Purpose: Pre-approval shows sellers and real estate agents that you are a serious and qualified buyer, providing a stronger negotiating position.
Process:
Detailed Application: You’ll complete a formal mortgage application and provide extensive documentation, including pay stubs, tax returns, bank statements, and details about your debts and assets.
Credit Check: The lender will perform a hard credit check to evaluate your creditworthiness.
Verification: The lender verifies your financial information and assesses your ability to repay the loan.
Outcome:
Pre-Approval Letter: Upon successful evaluation, you’ll receive a pre-approval letter stating the loan amount you are approved for. This letter is a conditional commitment from the lender, subject to the final property appraisal and other requirements.
Strong Assurance: Pre-approval provides a more accurate and reliable assessment of your borrowing capacity, giving you and sellers greater confidence in your ability to secure financing.
Key Differences
Level of Detail:
Pre-Qualification: Based on self-reported information, it offers a broad estimate without detailed verification.
Pre-Approval: Involves thorough documentation and verification, providing a more accurate and reliable commitment from the lender.
Credit Check:
Pre-Qualification: Usually involves a soft credit check or no credit check at all, which does not impact your credit score.
Pre-Approval: Requires a hard credit check, which can affect your credit score but provides a comprehensive evaluation of your creditworthiness.
Commitment from Lender:
Pre-Qualification: An informal estimate with no binding commitment from the lender.
Pre-Approval: A conditional commitment, indicating the lender’s willingness to provide the specified loan amount, subject to final conditions.
Impact on Homebuying Process:
Pre-Qualification: Useful for getting an initial idea of your price range but less influential when making offers on homes.
Pre-Approval: Significantly strengthens your position as a buyer, making you more attractive to sellers and increasing the likelihood of your offer being accepted.
When to Use Each
Pre-Qualification:
Early in the Process: Ideal when you’re just starting to explore the possibility of buying a home and want a rough estimate of your affordability.
Budget Planning: This helps in setting a budget and understanding the price range you should focus on during your home search.
Pre-Approval:
Ready to Buy: Essential when you’re serious about purchasing a home and are ready to make offers.
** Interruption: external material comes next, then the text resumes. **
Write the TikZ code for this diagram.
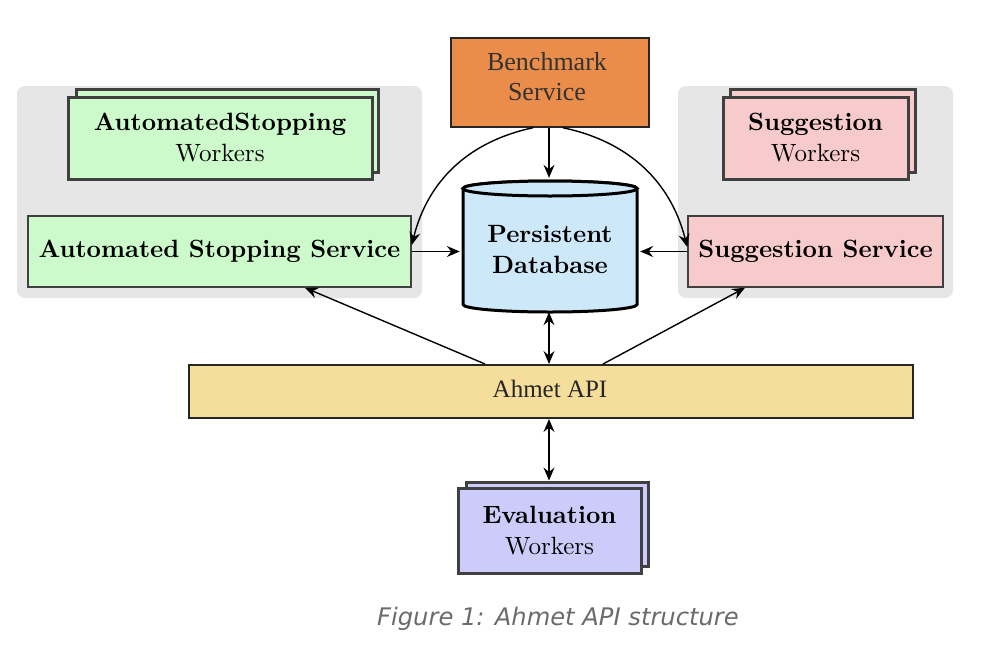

It shows you are a committed and qualified buyer.
Competitive Markets: In competitive housing markets, pre-approval gives you a significant advantage and can make a difference in securing your desired home.
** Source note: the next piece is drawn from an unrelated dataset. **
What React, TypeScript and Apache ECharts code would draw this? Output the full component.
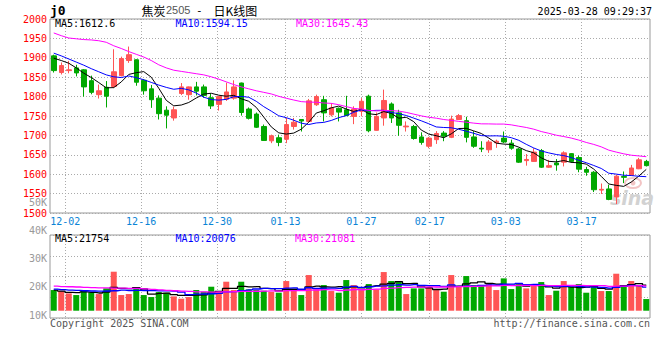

Steps to Obtain Pre-Approval
Gather Documentation:
Income Verification: Recent pay stubs, W-2 forms, and tax returns for the past two years.
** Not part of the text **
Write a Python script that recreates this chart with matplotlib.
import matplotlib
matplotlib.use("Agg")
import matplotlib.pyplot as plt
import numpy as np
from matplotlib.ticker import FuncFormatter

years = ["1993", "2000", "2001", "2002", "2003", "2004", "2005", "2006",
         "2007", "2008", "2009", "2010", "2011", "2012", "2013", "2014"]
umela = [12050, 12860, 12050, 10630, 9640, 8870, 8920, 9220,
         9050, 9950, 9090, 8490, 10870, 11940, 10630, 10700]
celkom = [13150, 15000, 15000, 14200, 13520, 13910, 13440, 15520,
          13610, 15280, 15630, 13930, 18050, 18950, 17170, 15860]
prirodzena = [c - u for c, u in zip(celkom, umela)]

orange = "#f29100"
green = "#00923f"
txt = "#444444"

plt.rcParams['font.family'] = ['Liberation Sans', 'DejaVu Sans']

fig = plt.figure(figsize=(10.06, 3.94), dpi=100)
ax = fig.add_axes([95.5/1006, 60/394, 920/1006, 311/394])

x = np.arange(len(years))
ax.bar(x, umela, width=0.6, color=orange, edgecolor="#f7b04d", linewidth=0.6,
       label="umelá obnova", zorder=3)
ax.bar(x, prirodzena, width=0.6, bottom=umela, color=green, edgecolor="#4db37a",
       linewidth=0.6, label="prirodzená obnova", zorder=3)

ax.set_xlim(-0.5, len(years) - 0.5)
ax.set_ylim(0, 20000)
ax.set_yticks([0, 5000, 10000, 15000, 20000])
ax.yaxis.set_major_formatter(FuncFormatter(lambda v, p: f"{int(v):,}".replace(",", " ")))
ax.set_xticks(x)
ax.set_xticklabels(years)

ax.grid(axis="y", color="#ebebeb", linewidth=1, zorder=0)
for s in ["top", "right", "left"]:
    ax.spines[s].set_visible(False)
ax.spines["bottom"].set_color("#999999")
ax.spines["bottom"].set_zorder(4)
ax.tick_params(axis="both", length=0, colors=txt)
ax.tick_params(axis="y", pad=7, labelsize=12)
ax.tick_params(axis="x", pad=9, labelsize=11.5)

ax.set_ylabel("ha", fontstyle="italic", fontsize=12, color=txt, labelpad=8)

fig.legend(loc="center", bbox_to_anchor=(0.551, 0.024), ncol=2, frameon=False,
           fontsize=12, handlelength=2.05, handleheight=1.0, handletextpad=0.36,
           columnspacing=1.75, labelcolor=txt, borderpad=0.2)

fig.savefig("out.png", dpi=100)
Assets: Bank statements, retirement accounts, and documentation of other assets.
Debts: Information about existing debts, including credit cards, student loans, and car loans.
Complete Application:
Detailed Information: Fill out a detailed mortgage application with accurate financial information.
Submit Documentation: Provide all required documents to the lender for verification.
Credit Check and Verification:
Hard Credit Check: The lender will perform a hard credit check to evaluate your credit history and score.
Financial Assessment: The lender will verify your financial documents and assess your ability to repay the loan.
Receive Pre-Approval Letter:
Conditional Commitment: If approved, you’ll receive a pre-approval letter stating the loan amount you are eligible for, pending final conditions.
Conclusion
Understanding the differences between mortgage pre-qualification and pre-approval is crucial for navigating the homebuying process effectively. While pre-qualification provides a preliminary estimate of your borrowing capacity, pre-approval offers a more detailed and reliable assessment, giving you a competitive edge in the market. By leveraging these tools appropriately, you can enhance your home-buying experience and increase your chances of securing your dream home.